The Royals -- and other teams like the Pirates, Orioles, Cleveland, the Nationals and so on -- should know they're not going to win right away. My suspicion, though, is that the Royals have not known this. My suspicion is that they have done an extremely poor job of self-evaluation. For instance they really seemed to believe that last year's disastrous season was, in large part, a function of bad luck and injuries. They really seemed to believe that had Coco Crisp and Mike Aviles stayed healthy and Joakim Soria not missed a month or so, they would have been much, much better than the 97-loss team they were.

A few fans feel that way too ... I hear from them quite a lot. But fans can be somewhere between optimistic and unrealistic. Teams cannot. My guess, based on what the Royals did during the offseason, is that they actually believed they were not far away from being a .500 or so ball club. They signed a handful of veteran players -- Scott Podsednik, Jason Kendall*, Rick Ankiel -- in the hope of giving Trey Hillman a viable team in 2010. Inevitably -- and, yes, it was as inevitable as December snow in Cleveland -- that was the team that cost Hillman his job.

*The Royals seem absolutely thrilled with what they're getting from Jason Kendall. No, I'm serious -- they're beyond thrilled. Yes, Kendall is slugging .341. Yes, after a pretty hot start (for getting on base, anyway) he is hitting .233/.329/.286 the last month or so. Yes, he has committed six errors and has thrown out 26 percent of attempted base stealers, which is a lower percentage than cast off Miguel Olivo threw out last year. Yes, according to the Dewan numbers, he has cost the Royals two runs defensively. Yes, the Royals ERA is at the moment dead last in the American League -- it's worse than last season though teams so far have scored markedly fewer runs this year. And, finally, yes, the Royals are on pace to lose 100 games.

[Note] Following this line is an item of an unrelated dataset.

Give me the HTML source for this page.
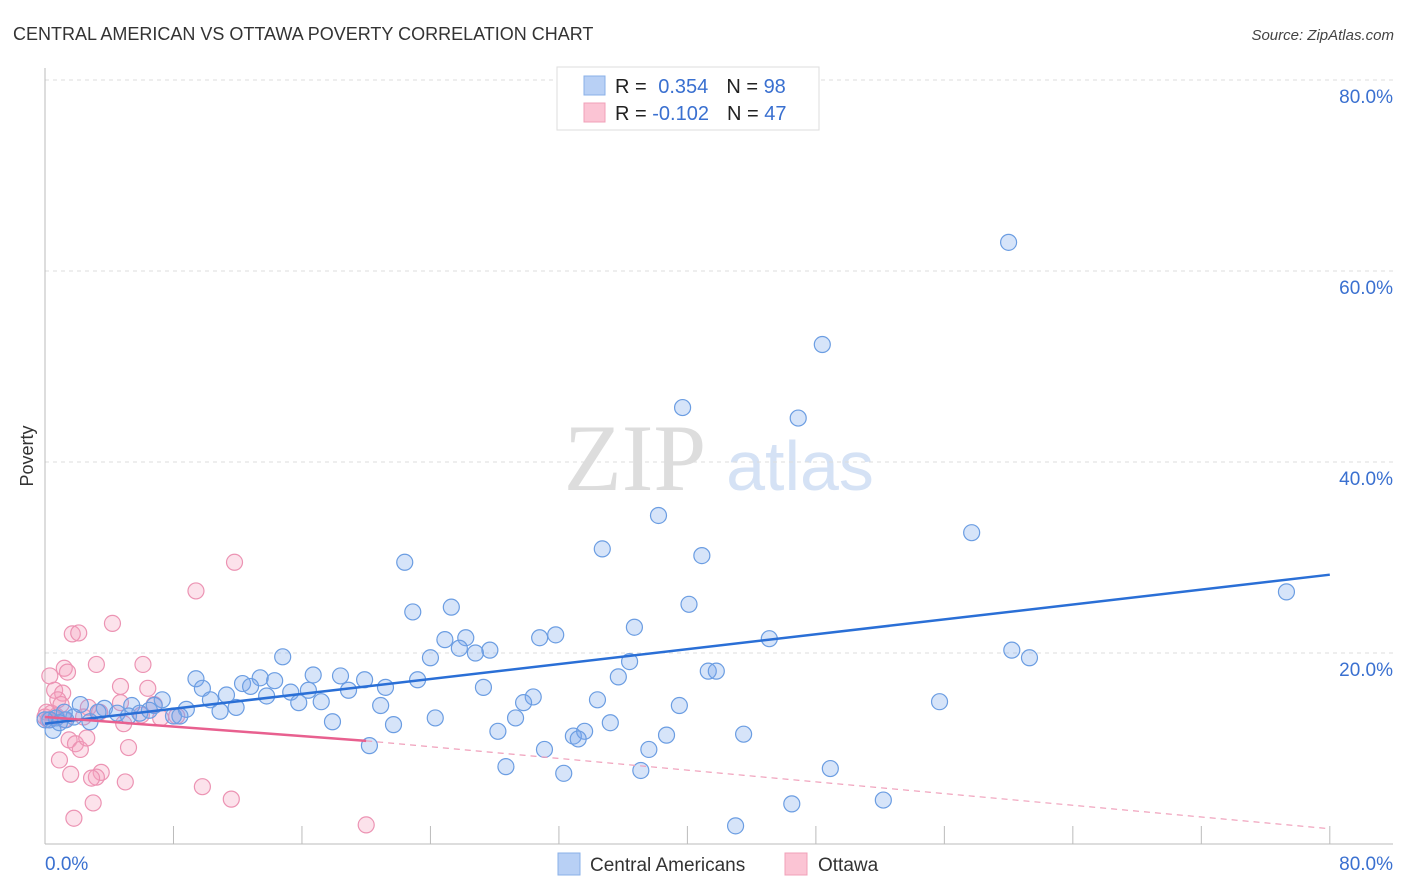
<!DOCTYPE html>
<html><head><meta charset="utf-8"><style>
body{margin:0;background:#fff;font-family:"Liberation Sans",sans-serif;}
svg{display:block}
</style></head><body>
<svg id="chart" width="1406" height="892" font-family="Liberation Sans, sans-serif">
<text x="13" y="40" font-size="18" fill="#333">CENTRAL AMERICAN VS OTTAWA POVERTY CORRELATION CHART</text>
<text x="1394" y="40" font-size="15" fill="#444" font-style="italic" text-anchor="end">Source: ZipAtlas.com</text>
<g>
<text x="635" y="490" font-size="95" font-family="Liberation Serif, serif" fill="#ddd" text-anchor="middle">ZIP</text>
<text x="800" y="490" font-size="70" fill="#d5e2f5" text-anchor="middle">atlas</text>
</g>
<g id="grid"></g>
<g id="axes"></g>
<text x="33" y="456" font-size="18" fill="#333" transform="rotate(-90 33 456)" text-anchor="middle">Poverty</text>
<g id="pinkpts"></g>
<g id="bluepts"></g>
<g id="trends"></g>
<g>
<rect x="557" y="67" width="262" height="63" fill="#fff" stroke="#ddd"/>
<rect x="584" y="76" width="21" height="19" fill="#b8d0f5" stroke="#8ab0e8"/>
<rect x="584" y="103" width="21" height="19" fill="#fbc4d4" stroke="#f0a0b8"/>
<text x="615" y="93" font-size="20" fill="#222">R = <tspan fill="#3a70d0" dx="6">0.354</tspan><tspan dx="18" fill="#222">N = </tspan><tspan fill="#3a70d0">98</tspan></text>
<text x="615" y="120" font-size="20" fill="#222">R = <tspan fill="#3a70d0">-0.102</tspan><tspan dx="18" fill="#222">N = </tspan><tspan fill="#3a70d0">47</tspan></text>
</g>
<g>
<rect x="558" y="853" width="22" height="22" fill="#b8d0f5" stroke="#8ab0e8"/>
<text x="590" y="871" font-size="19" fill="#333">Central Americans</text>
<rect x="785" y="853" width="22" height="22" fill="#fbc4d4" stroke="#f0a0b8"/>
<text x="818" y="871" font-size="19" fill="#333">Ottawa</text>
</g>
</svg>
<script>
const yTicks=[20,40,60,80];
const yTickLabels=["20.0%","40.0%","60.0%","80.0%"];
const xTicks=[0,10,20,30,40,50,60,70,80,90,100].map(v=>v*0.8);
const blueX=[60.0,48.4,39.7,46.9,38.2,57.7,34.7,40.9,22.4,77.3,40.1,22.9,25.3,36.7,31.8,30.8,26.2,24.9,25.8,27.7,26.8,45.1,60.2,61.3,14.8,24.0,36.4,41.3,41.8,9.4,16.7,18.4,19.9,13.4,14.3,12.3,35.7,23.2,9.8,18.9,21.2,27.3,12.8,16.4,11.3,15.3,7.3,13.8,30.4,34.4,10.3,15.8,17.2,29.8,39.5,55.7,11.9,6.8,20.9,10.9,8.8,5.4,3.7,29.3,35.2,24.3,17.9,21.7,1.3,2.2,1.8,2.8,3.3,4.5,5.2,5.9,6.5,8.0,8.4,0.7,0.3,0.0,0.5,28.2,32.9,33.6,33.2,38.7,43.5,31.1,37.6,20.2,28.7,32.3,37.1,48.9,46.5,52.2,43.0,1.2,0.9];
const blueY=[63.0,52.3,45.7,44.6,34.4,32.6,30.9,30.2,29.5,26.4,25.1,24.3,24.8,22.7,21.9,21.6,21.6,21.4,20.5,20.3,20.0,21.5,20.3,19.5,19.6,19.5,19.1,18.1,18.1,17.3,17.7,17.6,17.2,17.4,17.1,16.8,17.5,17.2,16.3,16.1,16.4,16.4,16.5,16.1,15.6,15.9,15.1,15.5,15.4,15.1,15.1,14.8,14.9,14.8,14.5,14.9,14.3,14.5,14.5,13.9,14.1,14.5,14.2,13.2,12.7,13.2,12.8,12.5,13.0,14.6,13.3,12.8,13.8,13.7,13.4,13.7,14.0,13.4,13.4,13.2,13.0,13.0,11.9,11.8,11.3,11.8,11.0,11.4,11.5,9.9,9.9,10.3,8.1,7.4,7.7,7.9,4.2,4.6,1.9,13.8,12.7];
const pinkX=[11.8,9.4,4.2,1.7,2.1,6.1,3.2,1.2,1.4,0.3,0.6,1.1,4.7,6.4,0.8,4.7,2.7,0.1,0.4,0.7,7.2,3.4,2.4,8.2,4.9,1.5,1.9,2.2,5.2,0.9,2.6,1.6,3.5,3.2,5.0,2.9,9.8,11.6,3.0,1.8,20.0,1.0,0.2,1.2,0.0,6.8,6.0];
const pinkY=[29.5,26.5,23.1,22.0,22.1,18.8,18.8,18.4,18.0,17.6,16.1,15.8,16.5,16.3,15.1,14.8,14.3,13.8,13.7,13.4,13.2,13.8,13.3,13.4,12.6,10.9,10.5,9.9,10.1,8.8,11.1,7.3,7.5,7.0,6.5,6.9,6.0,4.7,4.3,2.7,2.0,14.6,13.0,13.0,13.3,14.6,13.5];
const blueTrend=[[0,12.6],[80,28.2]];
const pinkTrendSolid=[[0,13.3],[20,10.8]];
const pinkTrendDash=[[20,10.8],[80,1.6]];
const X=v=>45+v*16.06, Y=v=>844-v*9.55;
const NS="http://www.w3.org/2000/svg";
function mk(tag,attrs,parent){const e=document.createElementNS(NS,tag);for(const k in attrs)e.setAttribute(k,attrs[k]);parent.appendChild(e);return e;}
const grid=document.getElementById('grid'),axes=document.getElementById('axes');
yTicks.forEach((t,i)=>{
 const g=mk('line',{x1:45,x2:1393,y1:Y(t),y2:Y(t),stroke:'#ddd','stroke-dasharray':'4,4'},grid);
 
 
 const l=mk('text',{x:1393,y:Y(t)+23,'font-size':19,fill:'#3a70d0','text-anchor':'end'},axes);
 l.textContent=yTickLabels[i];
 
 
});
const ax1=mk('line',{x1:45,x2:45,y1:68,y2:844,stroke:'#bbb'},axes);


const ax2=mk('line',{x1:45,x2:1393,y1:844,y2:844,stroke:'#bbb'},axes);


xTicks.forEach(t=>{const tk=mk('line',{x1:X(t),x2:X(t),y1:826,y2:844,stroke:'#bbb'},axes);
 
 });
const xl0=mk('text',{x:45,y:870,'font-size':19,fill:'#3a70d0'},axes);xl0.textContent='0.0%';


const xl1=mk('text',{x:1393,y:870,'font-size':19,fill:'#3a70d0','text-anchor':'end'},axes);xl1.textContent='80.0%';


const pp=document.getElementById('pinkpts');
pinkX.forEach((x,i)=>{const c=mk('circle',{cx:X(x),cy:Y(pinkY[i]),r:8,fill:'rgba(245,160,190,0.3)',stroke:'#ec93b3','stroke-width':1.2},pp);
 
 });
const bp=document.getElementById('bluepts');
blueX.forEach((x,i)=>{const c=mk('circle',{cx:X(x),cy:Y(blueY[i]),r:8,fill:'rgba(120,165,235,0.3)',stroke:'#6b9de2','stroke-width':1.2},bp);
 
 });
const tr=document.getElementById('trends');
const t1=mk('line',{x1:X(blueTrend[0][0]),y1:Y(blueTrend[0][1]),x2:X(blueTrend[1][0]),y2:Y(blueTrend[1][1]),stroke:'#2a6fd6','stroke-width':2.5},tr);


const t2=mk('line',{x1:X(pinkTrendSolid[0][0]),y1:Y(pinkTrendSolid[0][1]),x2:X(pinkTrendSolid[1][0]),y2:Y(pinkTrendSolid[1][1]),stroke:'#e8608f','stroke-width':2.5},tr);


const t3=mk('line',{x1:X(pinkTrendDash[0][0]),y1:Y(pinkTrendDash[0][1]),x2:X(pinkTrendDash[1][0]),y2:Y(pinkTrendDash[1][1]),stroke:'#f0a0bb','stroke-width':1.2,'stroke-dasharray':'6,5'},tr);


</script>
</body></html>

Still, everyone around the Royals seems thrilled with Jason Kendall. My good friends Ryan Lefebvre and Frank White talk nightly on television about how well he blocks the plate (the wild pitches DO seem down this year) and how he will give you a professional at-bat and how much pitchers are learning from him and how much he's adding to the team. Royals officials constantly praise Kendall's winning approach to baseball, his intensity for the game, his leadership. Maybe it's so. Maybe there are hidden treasures he's providing, things that will help this team for years to come.

But for now, it's probably worth pointing out:

• Former Royals catcher John Buck, for Toronto, is hitting .278/.331/.602 with eight home runs.

• Former Royals catcher Miguel Olivo, for Colorado is hitting .289/.343/.567 with eight home runs.

Olivo, by all apparent indications, is playing better defense too -- he's plus-6 runs on the Dewan scale.